The Indian share markets continue to trade flat with positive bias during the noon trading session with metal & power stocks witnessing majority of the buying activity. Meanwhile, losses are largely seen in consumer durables & IT sector.

The BSE Sensex is trading higher by 50 points (up 0.2%) while the NSE Nifty is trading higher by 30 points (up 0.3%). The BSE Mid Cap index is trading up by 0.3% while BSE Small Cap index is trading up by 0.2%. Gold prices, per 10 grams, are trading at Rs 30,072 levels. Silver price, per kilogram is trading at Rs 42,719 levels. Crude oil is trading at Rs 3,148 per barrel. The rupee is trading at 66.69 to the US$.

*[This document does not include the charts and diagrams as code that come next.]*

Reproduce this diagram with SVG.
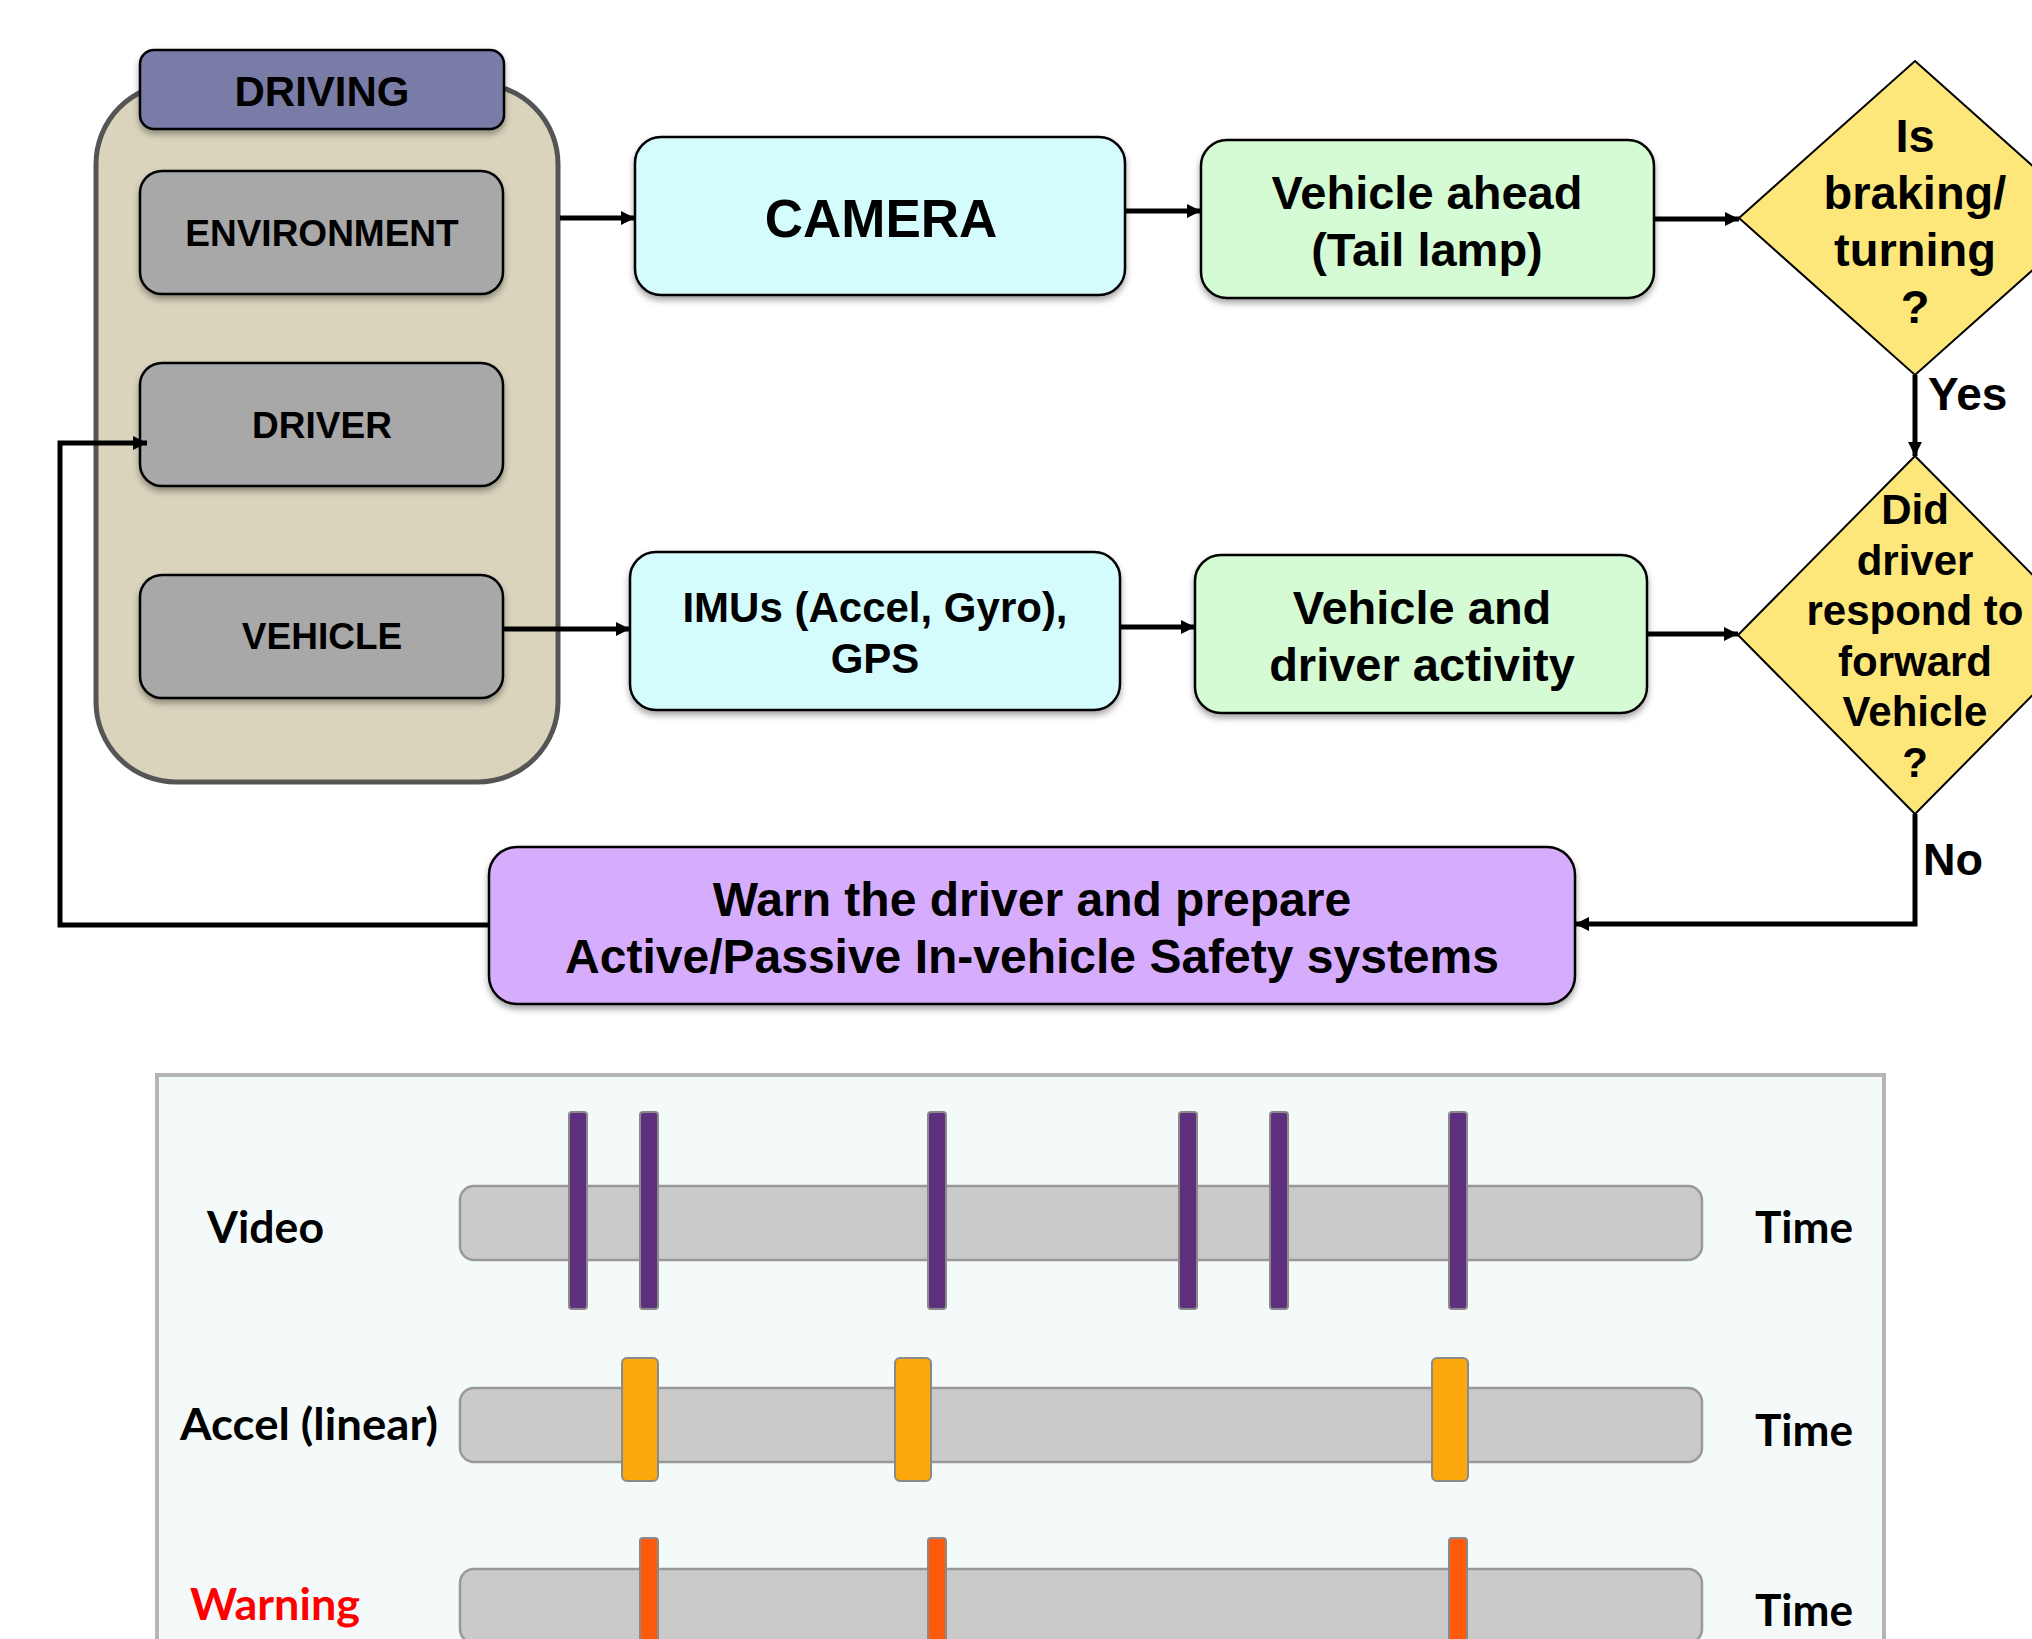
<svg xmlns="http://www.w3.org/2000/svg" width="2032" height="1639" viewBox="0 0 2032 1639">
<style>
.t{font-family:"Liberation Sans",Arial,sans-serif;font-weight:bold;fill:#000;text-anchor:middle}
.b{stroke:#000;stroke-width:2.5}
.ln{fill:none;stroke:#000;stroke-width:5}
.lb{font-family:Lato,"Open Sans",sans-serif;font-weight:bold;fill:#000}
.trk{fill:#cacaca;stroke:#999;stroke-width:2.5}
.vb{fill:#5e2f7d;stroke:#8a8a8a;stroke-width:2}
.ab{fill:#fca70b;stroke:#8a8a8a;stroke-width:2}
.wb{fill:#ff5a0c;stroke:#8a8a8a;stroke-width:2}
</style>
<defs>
<filter id="sh" x="-10%" y="-10%" width="120%" height="130%">
<feDropShadow dx="0" dy="4" stdDeviation="3" flood-color="#000" flood-opacity="0.35"/>
</filter>
<marker id="ar" viewBox="0 0 10 10" refX="10" refY="5" markerWidth="15" markerHeight="14" markerUnits="userSpaceOnUse" orient="auto">
<path d="M0,0 L10,5 L0,10 z" fill="#000"/>
</marker>
</defs>
<rect width="2032" height="1639" fill="#fff"/>

<g id="driving">
<rect x="96" y="84" width="462" height="698" rx="80" fill="#dad4bd" stroke="#555" stroke-width="5"/>
<rect x="140" y="50" width="364" height="79" rx="14" fill="#7a7ba8" class="b" filter="url(#sh)"/>
<text class="t" x="322" y="106" font-size="42">DRIVING</text>
</g>
<g id="environment">
<rect x="140" y="171" width="363" height="123" rx="22" fill="#a8a8a8" class="b" filter="url(#sh)"/>
<text class="t" x="322" y="246" font-size="37">ENVIRONMENT</text>
</g>
<g id="driver">
<rect x="140" y="363" width="363" height="123" rx="22" fill="#a8a8a8" class="b" filter="url(#sh)"/>
<text class="t" x="322" y="438" font-size="37">DRIVER</text>
</g>
<g id="vehicle">
<rect x="140" y="575" width="363" height="123" rx="22" fill="#a8a8a8" class="b" filter="url(#sh)"/>
<text class="t" x="322" y="649" font-size="37">VEHICLE</text>
</g>
<g id="camera">
<rect x="635" y="137" width="490" height="158" rx="26" fill="#d4fcfc" class="b" filter="url(#sh)"/>
<text class="t" x="881" y="237" font-size="53">CAMERA</text>
</g>
<g id="vehicle-ahead">
<rect x="1201" y="140" width="453" height="158" rx="26" fill="#d4fbd4" class="b" filter="url(#sh)"/>
<text class="t" x="1427" y="209" font-size="47">Vehicle ahead</text>
<text class="t" x="1427" y="266" font-size="47">(Tail lamp)</text>
</g>
<g id="decision-braking">
<polygon points="1915,61 2091,218 1915,375 1739,218" fill="#fee77a" stroke="#000" stroke-width="2"/>
<text class="t" x="1915" y="152" font-size="47">Is</text>
<text class="t" x="1915" y="209" font-size="47">braking/</text>
<text class="t" x="1915" y="266" font-size="47">turning</text>
<text class="t" x="1915" y="323" font-size="47">?</text>
</g>
<g id="imus">
<rect x="630" y="552" width="490" height="158" rx="26" fill="#d4fcfc" class="b" filter="url(#sh)"/>
<text class="t" x="875" y="622" font-size="42">IMUs (Accel, Gyro),</text>
<text class="t" x="875" y="673" font-size="42">GPS</text>
</g>
<g id="activity">
<rect x="1195" y="555" width="452" height="158" rx="26" fill="#d4fbd4" class="b" filter="url(#sh)"/>
<text class="t" x="1422" y="624" font-size="47">Vehicle and</text>
<text class="t" x="1422" y="681" font-size="47">driver activity</text>
</g>
<g id="decision-respond">
<polygon points="1915,456 2092,635 1915,814 1738,635" fill="#fee77a" stroke="#000" stroke-width="2"/>
<text class="t" x="1915" y="524" font-size="42">Did</text>
<text class="t" x="1915" y="575" font-size="42">driver</text>
<text class="t" x="1915" y="625" font-size="42">respond to</text>
<text class="t" x="1915" y="676" font-size="42">forward</text>
<text class="t" x="1915" y="726" font-size="42">Vehicle</text>
<text class="t" x="1915" y="777" font-size="42">?</text>
</g>
<g id="warn">
<rect x="489" y="847" width="1086" height="157" rx="28" fill="#d6acfd" class="b" filter="url(#sh)"/>
<text class="t" x="1032" y="916" font-size="48">Warn the driver and prepare</text>
<text class="t" x="1032" y="973" font-size="48">Active/Passive In-vehicle Safety systems</text>
</g>

<g id="connectors">
<line class="ln" x1="560" y1="218" x2="635" y2="218" marker-end="url(#ar)"/>
<line class="ln" x1="1125" y1="211" x2="1201" y2="211" marker-end="url(#ar)"/>
<line class="ln" x1="1654" y1="219" x2="1739" y2="219" marker-end="url(#ar)"/>
<line class="ln" x1="1915" y1="375" x2="1915" y2="456" marker-end="url(#ar)"/>
<line class="ln" x1="503" y1="629" x2="630" y2="629" marker-end="url(#ar)"/>
<line class="ln" x1="1120" y1="627" x2="1195" y2="627" marker-end="url(#ar)"/>
<line class="ln" x1="1647" y1="634" x2="1738" y2="634" marker-end="url(#ar)"/>
<polyline class="ln" points="1915,814 1915,924 1575,924" marker-end="url(#ar)"/>
<polyline class="ln" points="489,925 60,925 60,443 147,443" marker-end="url(#ar)"/>
<text class="t" x="1928" y="410" font-size="46" text-anchor="start" style="text-anchor:start">Yes</text>
<text class="t" x="1923" y="875" font-size="45" style="text-anchor:start">No</text>
</g>

<g id="timeline">
<rect x="157" y="1075" width="1727" height="640" fill="#f4fafa" stroke="#b5b5b5" stroke-width="4"/>
<rect class="trk" x="460" y="1186" width="1242" height="74" rx="14"/>
<rect class="trk" x="460" y="1388" width="1242" height="74" rx="14"/>
<rect class="trk" x="460" y="1569" width="1242" height="74" rx="14"/>
<rect class="vb" x="569" y="1112" width="18" height="197" rx="3"/>
<rect class="vb" x="640" y="1112" width="18" height="197" rx="3"/>
<rect class="vb" x="928" y="1112" width="18" height="197" rx="3"/>
<rect class="vb" x="1179" y="1112" width="18" height="197" rx="3"/>
<rect class="vb" x="1270" y="1112" width="18" height="197" rx="3"/>
<rect class="vb" x="1449" y="1112" width="18" height="197" rx="3"/>
<rect class="ab" x="622" y="1358" width="36" height="123" rx="5"/>
<rect class="ab" x="895" y="1358" width="36" height="123" rx="5"/>
<rect class="ab" x="1432" y="1358" width="36" height="123" rx="5"/>
<rect class="wb" x="640" y="1538" width="18" height="120" rx="3"/>
<rect class="wb" x="928" y="1538" width="18" height="120" rx="3"/>
<rect class="wb" x="1449" y="1538" width="18" height="120" rx="3"/>
<text class="lb" x="207" y="1243" font-size="44" textLength="117" lengthAdjust="spacingAndGlyphs">Video</text>
<text class="lb" x="180" y="1440" font-size="44" textLength="258" lengthAdjust="spacingAndGlyphs">Accel (linear)</text>
<text class="lb" x="190" y="1620" font-size="44" fill="#ff0000" style="fill:#ff0000" textLength="170" lengthAdjust="spacingAndGlyphs">Warning</text>
<text class="lb" x="1755" y="1243" font-size="44" textLength="98" lengthAdjust="spacingAndGlyphs">Time</text>
<text class="lb" x="1755" y="1446" font-size="44" textLength="98" lengthAdjust="spacingAndGlyphs">Time</text>
<text class="lb" x="1755" y="1626" font-size="44" textLength="98" lengthAdjust="spacingAndGlyphs">Time</text>
</g>
</svg>
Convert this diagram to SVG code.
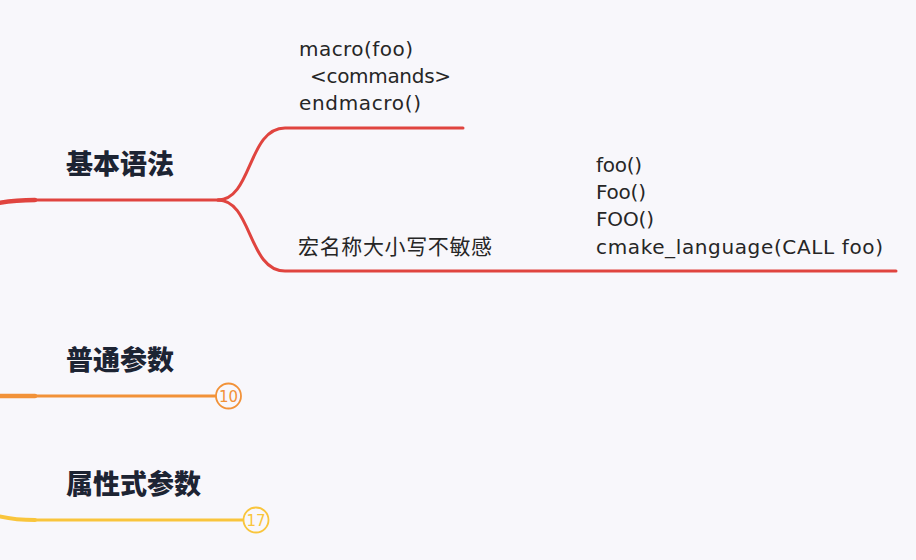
<svg xmlns="http://www.w3.org/2000/svg" width="916" height="560" viewBox="0 0 916 560">
  <defs>
    <style>
      .h { font-family: "Noto Sans CJK SC", "Noto Sans", sans-serif; font-weight: 800; font-size: 27px; fill: #1d2433; }
      .t { font-family: "DejaVu Sans", "Liberation Sans", sans-serif; font-size: 20px; fill: #262626; }
      .zh { font-family: "Noto Sans CJK SC", "Noto Sans", sans-serif; font-size: 21px; fill: #262626; }
      .red { fill: none; stroke: #e0443f; stroke-linecap: round; }
      .org { fill: none; stroke: #f29238; stroke-linecap: round; }
      .yel { fill: none; stroke: #f9c53c; stroke-linecap: round; }
      .num { font-family: "DejaVu Sans", "Liberation Sans", sans-serif; font-size: 15px; text-anchor: middle; }
    </style>
  </defs>
  <rect width="916" height="560" fill="#f8f7fb"/>

  <g id="connectors">
    <!-- red branch -->
    <path class="red" d="M-2,203 Q15,200 35,200" stroke-width="4.5"/>
    <path class="red" d="M35,200 L220,200" stroke-width="3"/>
    <path class="red" d="M218,200 C252,200 248,128 285,128 L463,128" stroke-width="3"/>
    <path class="red" d="M218,200 C252,200 248,271 285,271 L896,271" stroke-width="3"/>
    <!-- orange branch -->
    <path class="org" d="M-2,396 L35,396" stroke-width="4.5"/>
    <path class="org" d="M35,396 L216,396" stroke-width="3"/>
    <!-- yellow branch -->
    <path class="yel" d="M-2,516 Q15,520 35,520" stroke-width="4"/>
    <path class="yel" d="M35,520 L243,520" stroke-width="3"/>
  </g>

  <g id="node-basic">
    <text class="h" x="66" y="174">基本语法</text>
  </g>

  <g id="node-macro-def">
    <text class="t" x="299" y="56" textLength="114">macro(foo)</text>
    <text class="t" x="310" y="83" textLength="141">&lt;commands&gt;</text>
    <text class="t" x="299" y="110" textLength="122">endmacro()</text>
  </g>

  <g id="node-case">
    <text class="zh" x="298" y="254" textLength="194">宏名称大小写不敏感</text>
  </g>

  <g id="node-calls">
    <text class="t" x="596" y="172" textLength="46">foo()</text>
    <text class="t" x="596" y="199" textLength="50">Foo()</text>
    <text class="t" x="596" y="226" textLength="58">FOO()</text>
    <text class="t" x="596" y="254" textLength="287">cmake_language(CALL foo)</text>
  </g>

  <g id="node-normal-params">
    <text class="h" x="66" y="370">普通参数</text>
    <circle cx="228.5" cy="396" r="12.5" fill="#f8f7fb" stroke="#f29238" stroke-width="1.8"/>
    <text class="num" x="228.5" y="401.5" fill="#f29238">10</text>
  </g>

  <g id="node-attr-params">
    <text class="h" x="66" y="494">属性式参数</text>
    <circle cx="256" cy="520" r="12.5" fill="#f8f7fb" stroke="#f9c53c" stroke-width="1.8"/>
    <text class="num" x="256" y="525.5" fill="#f9c53c">17</text>
  </g>
</svg>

Oil & gas stocks are trading on a mixed note with Cairn India and Chennai Petroleum leading the gains. As per an article in Business Standard, Indian Oil Corporation (IOC) has hiked prices of non-subsidized Liquefied Petroleum Gas (LPG), or cooking gas. The subsidized cooking gas has been hiked by Rs 2 per cylinder. This is the sixth such hike in four months since July this year.

Post the price revision, effective from 1 November, every 14.2 Kilogram cylinder of subsidized LPG will cost Rs 430.64 in Delhi as compared to the existing rate of Rs 428.59. Similarly, cylinder prices will cost Rs 432.64 in Kolkata, Rs 460.27 in Mumbai, and Rs 418.14 in Chennai.

One must note that, the prices of petroleum and LPG cylinders are revised at every fortnight by the oil corporations. The three major oil corporations, Indian Oil Corporation, Hindustan Petroleum and Bharat Petroleum, restructure the prices as per the flexibility given to them by the government. The retailers take into account the international price of the oil over the past 15 days.

In another development, it was reported that, Reliance Industries Ltd (RIL) and one of its foreign partners, Niko Resources, may be slapped with a penalty of around US$1.2 billion. RIL was alleged to migrate gas from an Oil and Natural Gas Corporation (ONGC)-owned block in the Krishna-Godavari basin for commercial purposes.

Reportedly, the penalty figure is calculated by taking into account the capital and operational expenditure RIL must have incurred while taking out the migrated gas. ONGC had brought the migration to the directorate's notice in July 2013. It had earlier argued that the quantification of the penalty should be done on the basis of the migrated gas that RIL produced.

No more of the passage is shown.